It's a tool box and the bike you see someone on does not indicate the ability or attitude they have to riding, I have been told on good authority that some cheeky so and so's even go so far as to own more than one kind of bike for road _and _off road riding.


----------



## Red Light (5 Aug 2011)

Zoiders said:


> I ride with two other chaps, we cut all over the place on the Chase, we avoid the touristy trails like the plague.
> 
> About half of the guys we see out riding in all the kit, the spanking new SPD shoes, the shiney Trek full sussers with all the gubbins, the Fox float forks they dropped half a grand on...well they may as well just stick to the canal tow paths as they trundle round on the "off road stuff" like grannies (swapped that last word for something else that rhymed)
> 
> It's a tool box and the bike you see someone on does not indicate the ability or attitude they have to riding, I have been told on good authority that some cheeky so and so's even go so far as to own more than one kind of bike for road _and _off road riding.



Perhaps we need a grading and licensing system. Start people out on Ammanco bikes until they demonstrate their riding is worth of a better bike. Fox forks will of course be restricted to those who can ride the Dalbeattie black routes without dabbing.


----------



## lesley_x (5 Aug 2011)

Zoiders said:


> I ride with two other chaps, we cut all over the place on the Chase, we avoid the touristy trails like the plague.
> 
> About half of the guys we see out riding in all the kit, the spanking new SPD shoes, the shiney Trek full sussers with all the gubbins, the Fox float forks they dropped half a grand on...well they may as well just stick to the canal tow paths as they trundle round on the "off road stuff" like grannies (swapped that last word for something else that rhymed)
> 
> It's a tool box and the bike you see someone on does not indicate the ability or attitude they have to riding, I have been told on good authority that some cheeky so and so's even go so far as to own more than one kind of bike for road _and _off road riding.




So what if they have fancy forks and shoes? They're out enjoying themselves. Who cares.


----------



## coffeejo (5 Aug 2011)

Friz said:


> http://www.guardian.co.uk/lifeandstyle/2010/oct/24/bike-snobs-guide-cycling-tribes


----------



## Zoiders (5 Aug 2011)

lesley_x said:


> So what if they have fancy forks and shoes? They're out enjoying themselves.
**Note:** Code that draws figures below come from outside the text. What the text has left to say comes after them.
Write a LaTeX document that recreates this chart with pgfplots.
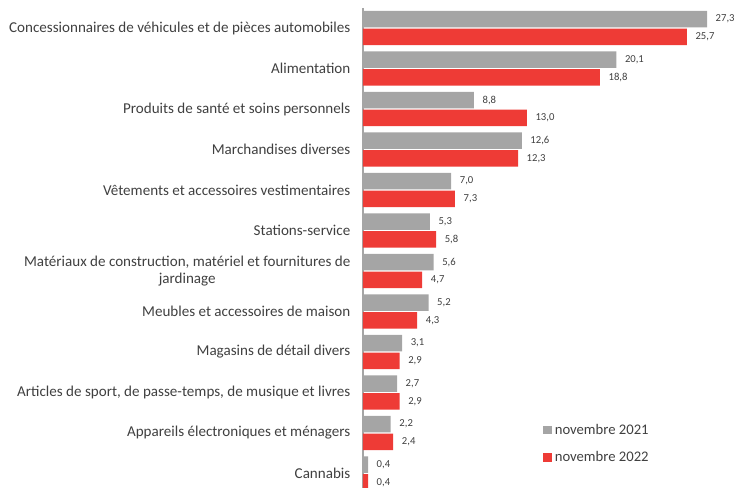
\documentclass[border=0pt]{standalone}
\usepackage{fontspec}
\setmainfont{Carlito}
\usepackage{pgfplots}
\pgfplotsset{compat=1.18}
\definecolor{bargray}{HTML}{A5A5A5}
\definecolor{barred}{HTML}{EE3B36}
\definecolor{txt}{HTML}{404040}

\begin{document}
\begin{tikzpicture}
\useasboundingbox (-272.25pt,0pt) rectangle (278.25pt,366pt);
\begin{axis}[
  at={(0pt,0pt)}, anchor=south west,
  scale only axis, width=278.25pt, height=360pt,
  xbar, bar width=12.4pt,
  xmin=0, xmax=29.44,
  ymin=-0.494, ymax=11.358, y dir=reverse,
  axis y line*=left, axis x line=none,
  y axis line style={draw=bargray, line width=0.8pt},
  ytick={0,...,11}, major tick length=0pt,
  yticklabels={
    Concessionnaires de véhicules et de pièces automobiles,
    Alimentation,
    Produits de santé et soins personnels,
    Marchandises diverses,
    Vêtements et accessoires vestimentaires,
    Stations-service,
    {Matériaux de construction, matériel et fournitures de\\jardinage},
    Meubles et accessoires de maison,
    Magasins de détail divers,
    {Articles de sport, de passe-temps, de musique et livres},
    Appareils électroniques et ménagers,
    Cannabis},
  yticklabel style={font=\fontsize{11.3}{13}\selectfont, text=txt, align=center, xshift=-6pt},
  nodes near coords,
  nodes near coords style={font=\fontsize{8}{9}\selectfont, text=txt, anchor=west, xshift=3pt,
    /pgf/number format/.cd, use comma, fixed, fixed zerofill, precision=1, assume math mode=true},
  legend style={at={(rel axis cs:0.475,0.145)}, anchor=north west, draw=none, fill=none,
    font=\fontsize{11}{13}\selectfont, text=txt, row sep=7.5pt, legend cell align=left},
  legend image code/.code={\fill[#1, draw=none] (0.5pt,-3.3pt) rectangle (7pt,3.3pt);},
]
\addplot[fill=bargray, draw=none, bar shift=6.6pt] coordinates {
 (27.3,0) (20.1,1) (8.8,2) (12.6,3) (7.0,4) (5.3,5) (5.6,6) (5.2,7) (3.1,8) (2.7,9) (2.2,10) (0.4,11)};
\addlegendentry{novembre 2021}
\addplot[fill=barred, draw=none, bar shift=-6.6pt] coordinates {
 (25.7,0) (18.8,1) (13.0,2) (12.3,3) (7.3,4) (5.8,5) (4.7,6) (4.3,7) (2.9,8) (2.9,9) (2.4,10) (0.4,11)};
\addlegendentry{novembre 2022}
\end{axis}
\end{tikzpicture}
\end{document}
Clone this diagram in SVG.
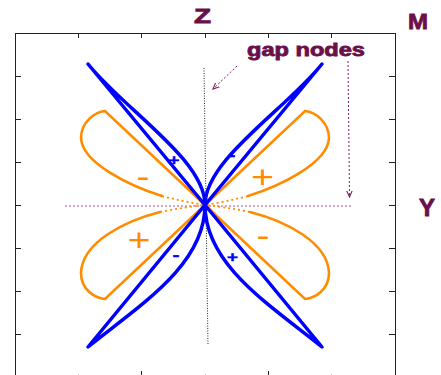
<svg xmlns="http://www.w3.org/2000/svg" width="441" height="375" viewBox="0 0 441 375">
<defs>
<style>
.frame{fill:none;stroke:#222;stroke-width:1}
.tick{stroke:#222;stroke-width:1}
.blue{fill:none;stroke:#0000ff;stroke-width:3.5;stroke-linejoin:round;stroke-linecap:round}
.orange{fill:none;stroke:#ff8c00;stroke-width:2.6;stroke-linejoin:miter;stroke-linecap:round}
.orangedot{fill:none;stroke:#ff8c00;stroke-width:1.8;stroke-dasharray:2 3}
.lbl{font-family:"Liberation Sans",Arial,sans-serif;font-weight:bold;fill:#6b0f4b;stroke:#6b0f4b;stroke-width:0.8}
.bsign{font-family:"Liberation Sans",Arial,sans-serif;font-weight:bold;fill:#0000ff;stroke:#0000ff;stroke-width:0.4;font-size:15px;text-anchor:middle}
.osign{font-family:"Liberation Sans",Arial,sans-serif;fill:#ff8c00;font-size:31px;text-anchor:middle}
.gap{fill:none;stroke:#7a2060;stroke-width:1;stroke-dasharray:2 2}
</style>
<marker id="ah" viewBox="0 0 10 10" refX="9" refY="5" markerWidth="7" markerHeight="7" orient="auto" markerUnits="userSpaceOnUse">
<path d="M0,1 L9,5 L0,9" fill="none" stroke="#7a2060" stroke-width="1.6"/>
</marker>
</defs>

<g id="frame">
<rect class="frame" x="15.5" y="33.5" width="380" height="344"/>
<path class="tick" d="M15,76.5h6M15,119.5h6M15,162.5h6M15,205.5h6M15,248.5h6M15,291.5h6M15,334.5h6"/>
<path class="tick" d="M395,76.5h-6M395,119.5h-6M395,162.5h-6M395,205.5h-6M395,248.5h-6M395,291.5h-6M395,334.5h-6"/>
<path class="tick" d="M78.5,33v5M141.5,33v5M205.5,33v5M268.5,33v5M331.5,33v5"/>
<path class="tick" d="M141.5,371v6M268.5,371v6"/>
<path d="M78.5,374v3M205.5,374v3M331.5,374v3" stroke="#bbb" stroke-width="1"/>
</g>

<g id="axes">
<path d="M204,68 L208,345" stroke="#222" stroke-width="1" stroke-dasharray="1 1.5" fill="none"/>
<path d="M65,206 H353" stroke="#c58ab2" stroke-width="1.3" stroke-dasharray="2 2" fill="none"/>
</g>

<g id="orange-lobes">
<path class="orange" d="M205,205 L105,111 C95,112 81,122 81,138 C82,163 130,186 162,196"/>
<path class="orangedot" d="M162,196 Q185,202 205,205"/>
<path class="orange" d="M205,205 L305,111 C315,112 329,122 329,138 C328,163 280,186 248,196"/>
<path class="orangedot" d="M248,196 Q225,202 205,205"/>
<path class="orange" d="M205,205 L105,299 C95,298 81,290 81,273 C82,242 125,221 160,212"/>
<path class="orangedot" d="M160,212 Q185,207 205,205"/>
<path class="orange" d="M205,205 L305,299 C315,298 329,290 329,273 C328,242 285,221 250,212"/>
<path class="orangedot" d="M250,212 Q225,207 205,205"/>
</g>

<g id="blue-lobes">
<path class="blue" d="M205,205 L88,64 C125,110 205,160 205,205 Z"/>
<path class="blue" d="M205,205 L322,64 C285,110 205,160 205,205 Z"/>
<path class="blue" d="M205,205 L88,347 C140,305 205,265 205,205 Z"/>
<path class="blue" d="M205,205 L322,347 C270,305 205,265 205,205 Z"/>
</g>

<g id="signs">
<text class="bsign" x="174" y="164.5" textLength="11" lengthAdjust="spacingAndGlyphs">+</text>
<text class="bsign" x="232" y="160" textLength="7" lengthAdjust="spacingAndGlyphs">-</text>
<text class="bsign" x="176" y="260" textLength="7" lengthAdjust="spacingAndGlyphs">-</text>
<text class="bsign" x="232.5" y="262" textLength="11" lengthAdjust="spacingAndGlyphs">+</text>
<text class="osign" x="143" y="187" textLength="13" lengthAdjust="spacingAndGlyphs">-</text>
<text class="osign" x="262.5" y="187.5" textLength="23" lengthAdjust="spacingAndGlyphs">+</text>
<text class="osign" x="139" y="251" textLength="23" lengthAdjust="spacingAndGlyphs">+</text>
<text class="osign" x="263" y="246" textLength="13" lengthAdjust="spacingAndGlyphs">-</text>
</g>

<g id="labels">
<text class="lbl" x="194" y="23" font-size="21" textLength="17" lengthAdjust="spacingAndGlyphs">Z</text>
<text class="lbl" x="408" y="29" font-size="22" textLength="20" lengthAdjust="spacingAndGlyphs">M</text>
<text class="lbl" x="419" y="216" font-size="23" textLength="16" lengthAdjust="spacingAndGlyphs">Y</text>
<text class="lbl" x="247" y="56" font-size="18" textLength="118" lengthAdjust="spacingAndGlyphs">gap nodes</text>
</g>

<g id="connectors">
<path class="gap" d="M237,66 L213,89" marker-end="url(#ah)"/>
<path class="gap" d="M348,61 L349.5,197" marker-end="url(#ah)"/>
</g>
</svg>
Who cares.


I was agreeing with red light.

The OP how ever thinks you have to project a certain image and attitude and this must dictate how you ride, which leads to blokes just throwing money at the problem, the problem being that they are crap.


----------



## DrSquirrel (5 Aug 2011)

Red Light said:


> Perhaps we need a grading and licensing system. Start people out on Ammanco bikes until they demonstrate their riding is worth of a better bike. Fox forks will of course be restricted to those who can ride the Dalbeattie black routes without dabbing.



Bullshit. Someone should not need to be good, to be allowed to ride or purchase a better bike. If they have they money to spend (regardless of how avalible it actually is) then why can't they?


If I had the money I would spend £2k on a hardtail and ride it like 10 times a year and not give a crap what anyone said, but since I am a bit more sensible my £600 ish will do.


----------



## Zoiders (5 Aug 2011)

Muddy Ground said:


> "The OP how ever thinks you have to project a certain image and attitude and this must dictate how you ride, which leads to blokes just throwing money at the problem, the problem being that they are crap."
> 
> Didn't take long to go off piste now did it? Where did I mention image? I certainly never mentioned trail centres. I've only ever been to one once. Tsk, tsk, really now.
> 
> ...


How can you be interested in "labels" and believe in them as you seem to do and not think it's about image?

This really is a bang your head on the table thread.


----------



## Zoiders (5 Aug 2011)

Runs deep in the forum?

Dude, you are just making this bollocks up now and this thread was designed to be about you blowing your own trumpet (or possibly something else) from word one.

Wait...hang on.

Spinners old chap!

Welcome back.


----------



## Red Light (5 Aug 2011)

DrSquirrel said:


> Bullshit. Someone should not need to be good, to be allowed to ride or purchase a better bike. If they have they money to spend (regardless of how avalible it actually is) then why can't they?
> 
> 
> If I had the money I would spend £2k on a hardtail and ride it like 10 times a year and not give a crap what anyone said, but since I am a bit more sensible my £600 ish will do.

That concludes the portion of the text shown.